The Hi and Lois cartoon from 2/7/16:

(#1)

Super Bowl Sunday — today, this year — joins Thanksgiving and Christmas as a holiday that serves as an occasion for gatherings of family and friends plus a spread of characteristic food. A family food holiday, for short.

The SBS holiday crucially involves the Super Bowl football game, for the NFL championship: this year, SB LIII  (El Ay Ay Ay!), New England Patriots vs. Los Angeles Rams at Mercedes-Benz Stadium in Atlanta GA (6:30 ET).
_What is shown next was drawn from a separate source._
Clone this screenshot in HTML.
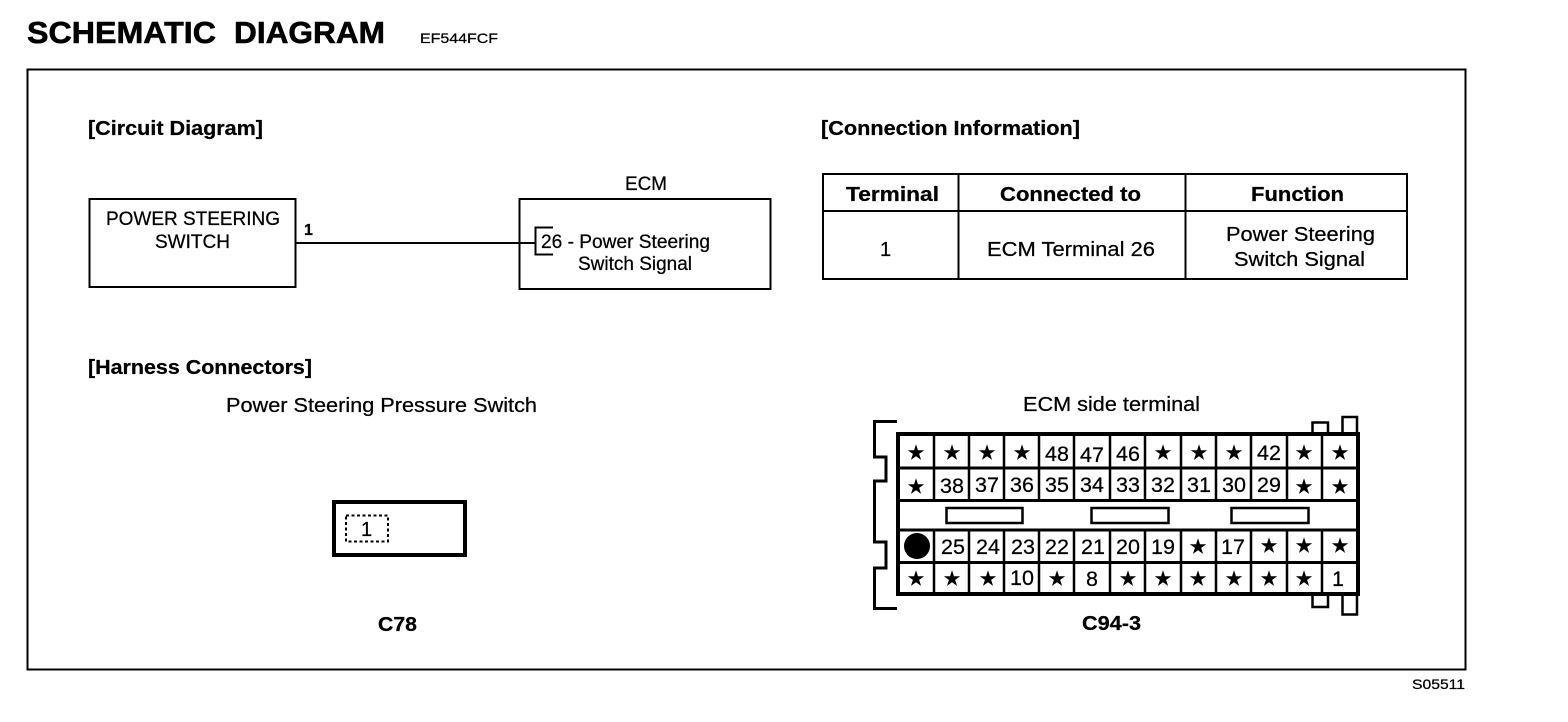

While much of the US population gathers around tv sets for the game, its half-time show, and its ads — virtually emptying out many public spaces —  others seek out alternatives. (I myself have an unbroken record of studied inattention to the game, from SB I in 1967 on.) Alternatives that are cultural, recreational, commercial, and even sexual. (This posting will devolve into tales of SBS mansex, but I’m putting that material at the end, so kids and the sexually modest can enjoy the rest of this material and then bail out when the gay guys strip and go at it with one another like weasels in heat.)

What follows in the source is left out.